How are you making a difference in your community?
Ever since I was a grad student, I had a strong desire to teach English, especially survival skills, to non-native adult immigrants so they could become more confident whenever they had to use English in their daily lives. Just over three years ago, I began to volunteer as an instructor in the ESL classes at the Sacramento Food Bank. I am impressed with this organization's goal to make their clients self-sufficient through a wide variety of classes. In addition to ESL, there are classes in GED, Technology and Citizenship as well as a variety of parenting classes.
What inspires your community efforts?
I loved all of my graduate classes at Sacramento State University and want to use what I learned to help English language learners. It makes me very happy to see my students continue to attend the other four levels of ESL classes after they pass my intro-level class. They are very appreciative, and it is so exciting and personally rewarding to see their English skills, both verbal and written, improve as the semester progresses.
What accomplishment are you most proud of?
I am most proud of the fact I was able to be a stay-at-home mom for our children. I truly enjoyed helping out at their schools whether that was being a room parent, correcting homework, driving on field trips, serving hot lunches, or counting pennies for the penny drive. Also, I was very proud that I went back to Sac State 23 years after I had received my B.A. and earned a M.A. in TESOL (Teaching English to Speakers of Other Languages). Since my children were grown, I wanted to use my love of English in some way.
What kind of lessons do you work to instill in your kids?
Through my actions, I try to show them the need for compassion for others as well as community service which is good for the mind as well as the soul.
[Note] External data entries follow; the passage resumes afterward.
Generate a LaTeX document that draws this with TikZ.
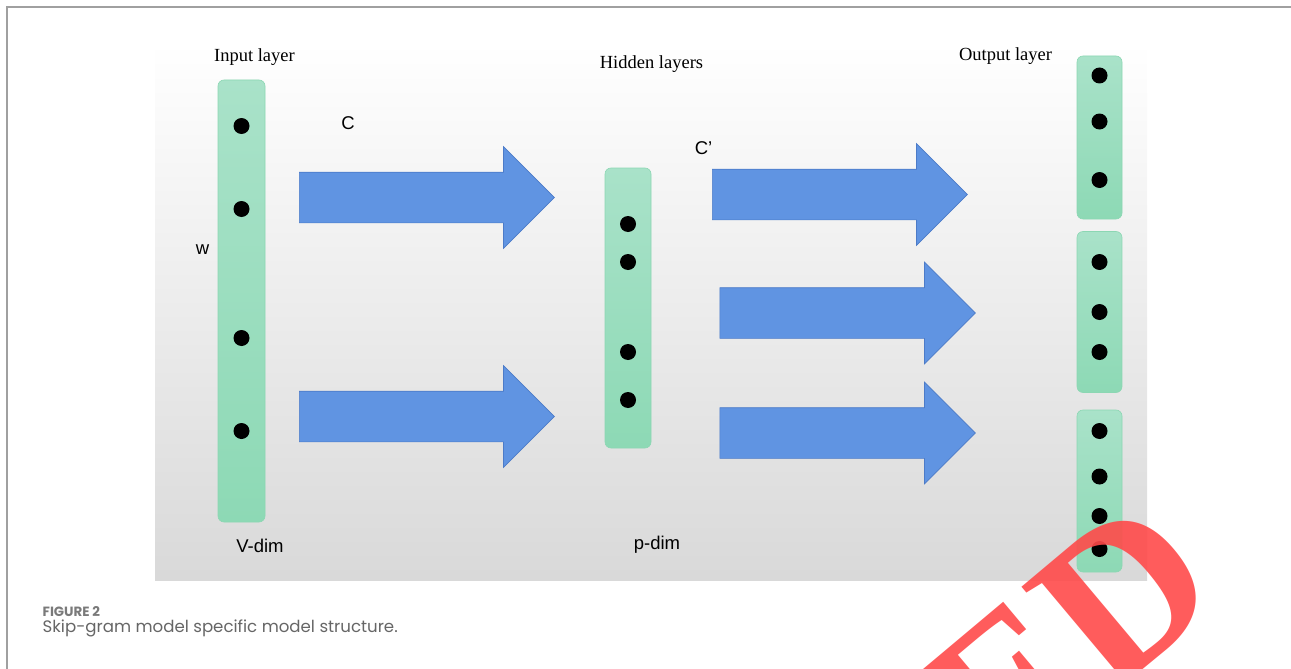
\documentclass[tikz,border=0pt]{standalone}
\usepackage{fontspec}
\setmainfont{Liberation Serif}
\newfontfamily\labelfont{Liberation Sans}
\newfontfamily\capfont{Poppins}
\usetikzlibrary{shapes.arrows}
\definecolor{bartop}{HTML}{A9E2C9}
\definecolor{barbottom}{HTML}{8DD9B5}
\definecolor{barline}{HTML}{8CD7B3}
\definecolor{arrowblue}{HTML}{6094E2}
\definecolor{arrowline}{HTML}{4C7BC8}
\definecolor{framegray}{HTML}{A0A0A0}
\definecolor{capgray}{HTML}{666666}
\definecolor{numgray}{HTML}{7A7A7A}
\definecolor{stamp}{HTML}{FF4A4A}
\tikzset{
  layerbar/.style={rounded corners=6pt, top color=bartop, bottom color=barbottom,
    draw=barline, line width=0.6pt, inner sep=0pt},
  unit/.style={circle, fill=black, inner sep=0pt, minimum size=16pt},
  weights/.style={single arrow, fill=arrowblue, draw=arrowline, line width=0.7pt,
    inner sep=25pt, minimum width=101pt, minimum height=255pt,
    single arrow head extend=25.5pt, anchor=tail},
  title/.style={font=\fontsize{18.5}{20}\selectfont, inner sep=0pt},
  dimlabel/.style={font=\labelfont\fontsize{18.5}{20}\selectfont, inner sep=0pt}
}
\begin{document}
\begin{tikzpicture}[x=1pt,y=-1pt]
  \useasboundingbox (0,0) rectangle (1291,669);
  \draw[framegray, line width=1.5pt] (7,669) -- (7,7) -- (1291,7);
  \shade[top color=white, bottom color=black!15] (155,43) rectangle (1147,580);

  % layers
  \node[layerbar, minimum width=47pt, minimum height=442pt] (input) at (241.5,301) {};
  \node[layerbar, minimum width=46pt, minimum height=280pt] (hidden) at (628,308) {};
  \node[layerbar, minimum width=45pt, minimum height=163pt] (out1) at (1099.5,137.5) {};
  \node[layerbar, minimum width=45pt, minimum height=161pt] (out2) at (1099.5,312) {};
  \node[layerbar, minimum width=45pt, minimum height=162pt] (out3) at (1099.5,491) {};

  % units
  \draw
    (241.5,126) node[unit] (i1){}
    (241.5,209) node[unit] (i2){}
    (241.5,338) node[unit] (i3){}
    (241.5,431) node[unit] (i4){}
    (628,224) node[unit] (h1){}
    (628,262) node[unit] (h2){}
    (628,352) node[unit] (h3){}
    (628,400) node[unit] (h4){}
    (1099.5,75.5) node[unit] (o1){}
    (1099.5,121.5) node[unit] (o2){}
    (1099.5,180) node[unit] (o3){}
    (1099.5,262) node[unit] (o4){}
    (1099.5,312) node[unit] (o5){}
    (1099.5,352) node[unit] (o6){}
    (1099.5,431) node[unit] (o7){}
    (1099.5,476.5) node[unit] (o8){}
    (1099.5,516) node[unit] (o9){}
    (1099.5,549) node[unit] (o10){};

  % weight arrows
  \node[weights] (c1) at (299,197.5) {};
  \node[weights] (c2) at (299,416.5) {};
  \node[weights] (c3) at (712,194.5) {};
  \node[weights, minimum height=255.5pt] (c4) at (719.5,313) {};
  \node[weights, minimum height=255.5pt] (c5) at (719.5,433) {};

  % labels
  \node[title] (inlabel) at (254.5,57) {Input layer};
  \node[title] (hidlabel) at (651.5,64.5) {Hidden layers};
  \node[title] (outlabel) at (1005.5,56) {Output layer};
  \node[dimlabel] (clabel) at (348,123) {C};
  \node[dimlabel] (cplabel) at (703.5,148) {C’};
  \node[dimlabel] (wlabel) at (202.5,250) {w};
  \node[dimlabel] (vdim) at (260,546) {V-dim};
  \node[dimlabel] (pdim) at (657,545) {p-dim};

  % caption
  \node[anchor=base west, inner sep=0pt, text=numgray,
    font=\capfont\bfseries\fontsize{13.4}{15}\selectfont] (fignum) at (42.5,616) {FIGURE 2};
  \node[anchor=base west, inner sep=0pt, text=capgray,
    font=\capfont\fontsize{16.6}{18}\selectfont] (caption) at (42.5,632.7)
    {Skip-gram model specific model structure.};

  % stamp
  \begin{scope}
    \clip (0,0) rectangle (1291,669);
    \node[anchor=base east, inner sep=0pt, rotate=40, text=stamp, opacity=0.9,
      font=\bfseries\fontsize{215}{215}\selectfont] (stampword) at (1229,597) {RETRACTED};
  \end{scope}
\end{tikzpicture}
\end{document}
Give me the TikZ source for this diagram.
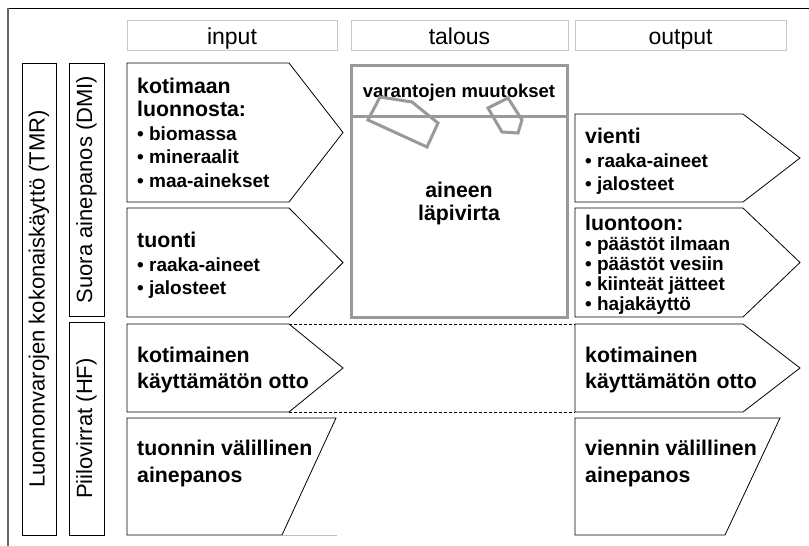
\documentclass[tikz,border=0pt]{standalone}
\usepackage{fontspec}
\setmainfont{Liberation Sans}
\tikzset{
  flow/.style={draw, line width=0.8pt, line join=miter},
  headbox/.style={draw=black!22, line width=0.8pt, minimum height=30pt, inner sep=0pt,
    text height=18pt, text depth=0pt, font=\fontsize{23}{27}\selectfont},
  sidebox/.style={draw, line width=0.8pt, rotate=90, inner sep=0pt,
    font=\fontsize{22}{26}\selectfont},
  flowtext/.style={anchor=north west, inner sep=0pt, align=left,
    font=\bfseries\fontsize{21.3}{23.5}\selectfont},
  stock/.style={draw=black!40, line width=3pt, line join=miter},
  hidden/.style={dash pattern=on 3pt off 2pt, line width=0.6pt},
}
\newcommand\bul[1]{{\fontsize{19}{19}\selectfont\textbullet\ #1}}

\begin{document}
\begin{tikzpicture}[x=1pt,y=-1pt]
\useasboundingbox (0,0) rectangle (809,546);
\draw[line width=0.8pt] (809,8) -- (8,8);
\draw[black!60, line width=1.2pt] (8,8) -- (8,546);

% otsikot
\node[headbox, minimum width=210pt] (input) at (232,35) {input};
\node[headbox, minimum width=217pt] (talous) at (459.5,35) {talous};
\node[headbox, minimum width=211pt] (output) at (680.5,35) {output};

% sivupalkit
\node[sidebox, minimum width=472pt, minimum height=34pt] (tmr) at (39,299)
  {Luonnonvarojen kokonaiskäyttö (TMR)};
\node[sidebox, minimum width=253pt, minimum height=35pt] (dmi) at (86.5,189.5)
  {Suora ainepanos (DMI)};
\node[sidebox, minimum width=213pt, minimum height=35pt] (hf) at (86.5,428.5)
  {Piilovirrat (HF)};

% input
\draw[flow] (127,63) -- (289,63) -- (343,132.5) -- (289,202) -- (127,202) -- cycle;
\node[flowtext] (kotimaa) at (137,77.5)
  {kotimaan\\luonnosta:\\\bul{biomassa}\\\bul{mineraalit}\\\bul{maa-ainekset}};
\draw[flow] (127,208) -- (289,208) -- (343,262.5) -- (289,317) -- (127,317) -- cycle;
\node[flowtext] (tuonti) at (137,232) {tuonti\\\bul{raaka-aineet}\\\bul{jalosteet}};
\draw[flow] (127,324) -- (289,324) coordinate (hfin-top) -- (343,368)
  -- (289,412) coordinate (hfin-bot) -- (127,412) -- cycle;
\node[flowtext, font=\bfseries\fontsize{21.3}{26.5}\selectfont] (ottoin) at (137,346.5)
  {kotimainen\\käyttämätön otto};
\draw[flow] (127,418) -- (336,418) -- (282,535) -- (127,535) -- cycle;
\draw[black!25, line width=0.8pt] (282,535) -- (337,535);
\node[flowtext, font=\bfseries\fontsize{21.3}{26.7}\selectfont] (tuonninhf) at (137,440)
  {tuonnin välillinen\\ainepanos};

% talous
\draw[stock] (351,65) rectangle (567,317);
\draw[stock] (351,116) -- (567,116);
\node[anchor=base, inner sep=0pt, font=\bfseries\fontsize{18.5}{22}\selectfont]
  (varannot) at (459,97) {varantojen muutokset};
\draw[stock] (380,97) -- (412,102) -- (438,123) -- (427,147) -- (368,120) -- cycle;
\draw[stock] (488,108) -- (508,98) -- (522,120) -- (518,133) -- (502,132) -- cycle;
\node[anchor=north, align=center, inner sep=0pt, font=\bfseries\fontsize{21.3}{23}\selectfont]
  (lapivirta) at (459,182) {aineen\\läpivirta};

% output
\draw[flow] (575,114) -- (743,114) -- (800,158) -- (743,202) -- (575,202) -- cycle;
\node[flowtext] (vienti) at (585,128) {vienti\\\bul{raaka-aineet}\\\bul{jalosteet}};
\draw[flow] (575,208) -- (743,208) -- (800,262.5) -- (743,317) -- (575,317) -- cycle;
\node[flowtext, font=\bfseries\fontsize{21.3}{20}\selectfont] (luontoon) at (585,214.5)
  {luontoon:\\[0.5pt]\bul{päästöt ilmaan}\\\bul{päästöt vesiin}\\\bul{kiinteät jätteet}\\\bul{hajakäyttö}};
\draw[flow] (575,324) coordinate (hfout-top) -- (743,324) -- (800,368)
  -- (743,412) -- (575,412) coordinate (hfout-bot) -- cycle;
\node[flowtext, font=\bfseries\fontsize{21.3}{26.5}\selectfont] (ottoout) at (585,346.5)
  {kotimainen\\käyttämätön otto};
\draw[flow] (575,418) -- (780,418) -- (725,535) -- (575,535) -- cycle;
\node[flowtext, font=\bfseries\fontsize{21.3}{26.7}\selectfont] (viennin) at (585,440)
  {viennin välillinen\\ainepanos};

\draw[hidden] (hfin-top) -- (hfout-top);
\draw[hidden] (hfin-bot) -- (hfout-bot);
\end{tikzpicture}
\end{document}
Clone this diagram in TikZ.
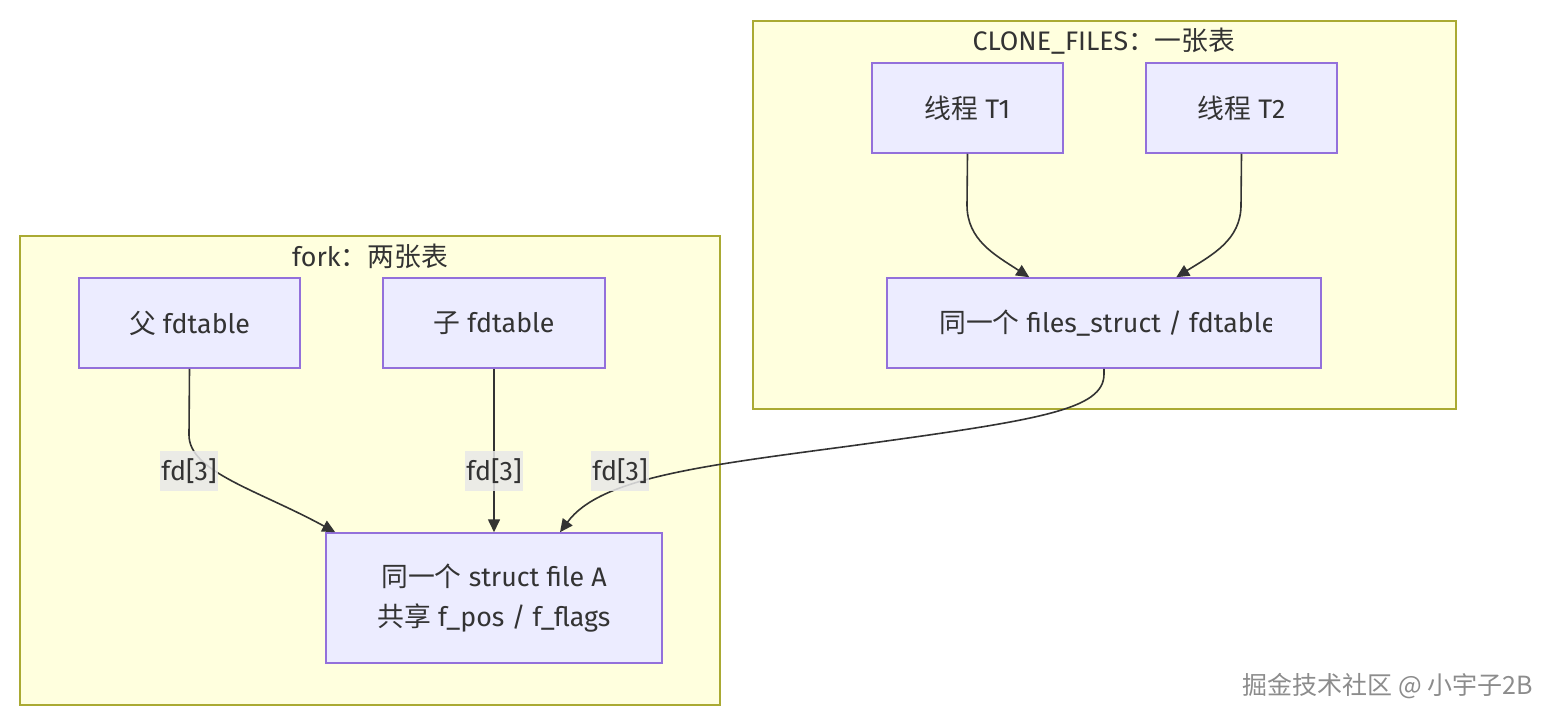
\documentclass[tikz,border=0pt]{standalone}
\usepackage{fontspec}
\setmainfont{Fira Sans}
\newfontfamily\cjk{Noto Sans CJK SC}
\usetikzlibrary{arrows.meta,calc}
\definecolor{clfill}{HTML}{FFFFDE}
\definecolor{cldraw}{HTML}{AAAA33}
\definecolor{ndfill}{HTML}{ECECFF}
\definecolor{nddraw}{HTML}{9370DB}
\definecolor{edgec}{HTML}{333333}
\definecolor{lblbg}{HTML}{E8E8E8}
\begin{document}
\begin{tikzpicture}[x=1pt,y=-1pt,
  cluster/.style={draw=cldraw,fill=clfill,line width=1.5pt,inner sep=0pt,outer sep=0pt,anchor=north west},
  box/.style={draw=nddraw,fill=ndfill,line width=1.5pt,inner sep=0pt,align=center,font=\fontsize{26.8}{40}\selectfont,text=edgec},
  ttl/.style={font=\fontsize{26.8}{30}\selectfont,text=edgec,inner sep=0pt},
  lbl/.style={fill=lblbg,fill opacity=0.85,text opacity=1,font=\fontsize{26.8}{30}\selectfont,text=edgec,minimum width=58pt,minimum height=40pt,inner sep=0pt},
  conn/.style={draw=edgec,line width=1.6pt,-{Triangle[length=13pt,width=12pt]}}
]
\useasboundingbox[fill=white] (0,0) rectangle (1554,720);

% clusters
\node[cluster,minimum width=700pt,minimum height=469pt] (fork) at (20,236) {};
\node[ttl] (forkt) at (370,256) {fork{\cjk ：两张表}};
\node[cluster,minimum width=703pt,minimum height=388pt] (clone) at (753,21) {};
\node[ttl] (clonet) at (1104,41) {CLONE\_FILES{\cjk ：一张表}};

% nodes
\node[box,minimum width=221pt,minimum height=90pt] (pf) at (189.5,323) {{\cjk 父} fdtable};
\node[box,minimum width=222pt,minimum height=90pt] (cf) at (494,323) {{\cjk 子} fdtable};
\node[box,minimum width=336pt,minimum height=130pt] (sA) at (494,598) {{\cjk 同一个} struct file A\\{\cjk 共享} f\_pos / f\_flags};
\node[box,minimum width=191pt,minimum height=90pt] (t1) at (967.5,108) {{\cjk 线程} T1};
\node[box,minimum width=191pt,minimum height=90pt] (t2) at (1241.5,108) {{\cjk 线程} T2};
\node[box,minimum width=434pt,minimum height=90pt] (fs) at (1104,323) {};
\begin{scope}
  \clip (887,278) rectangle (1271,368);
  \node[anchor=west,inner sep=0pt,font=\fontsize{26.8}{30}\selectfont,text=edgec] (fst) at (939,323) {{\cjk 同一个} files\_struct / fdtable};
\end{scope}

% connectors
\draw[conn] (pf.south) -- (189,435) .. controls (189,472) and (258,490) .. ($(sA.north west)+(10,0)$);
\draw[conn] (cf.south) -- (sA.north);
\draw[conn] (fs.south) -- (1104,374) .. controls (1104,410) and (1040,420) .. (850,446)
  .. controls (700,466) and (600,478) .. ($(sA.north)+(66,0)$);
\draw[conn] (t1.south) -- (967,205) .. controls (967,240) and (995,255) .. ($(fs.north west)+(143,0)$);
\draw[conn] (t2.south) -- (1241,205) .. controls (1241,240) and (1212,255) .. ($(fs.north west)+(290,0)$);

% edge labels
\node[lbl] (l1) at (189,471) {fd[3]};
\node[lbl] (l2) at (494,471) {fd[3]};
\node[lbl] (l3) at (620,471) {fd[3]};

% watermark
\node[inner sep=0pt,font=\fontsize{25}{28}\selectfont\cjk,text=black!45] (wm) at (1388,686) {掘金技术社区 @ 小宇子2B};
\end{tikzpicture}
\end{document}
Continuing education is also wonderful, whether that be a community college class (I took Cantonese a few years ago), dog obedience class (our new puppy now has much better manners) or even an exercise class.
If there is one problem in our community that you wish you could fix, what would it be?
While I think America is a wonderful melting pot of many cultures and languages, I also understand we often need to communicate with one another. Thus, I believe by teaching English to non-native speakers, I am empowering them so their daily lives here can be less stressful as their needs can be met when interacting with others, whether that is at the grocery store, bank or doctor's office.
How do you decompress?
I play piano to relax and take lessons to keep my brain mentally challenged plus I exercise six days a week to stay physically strong.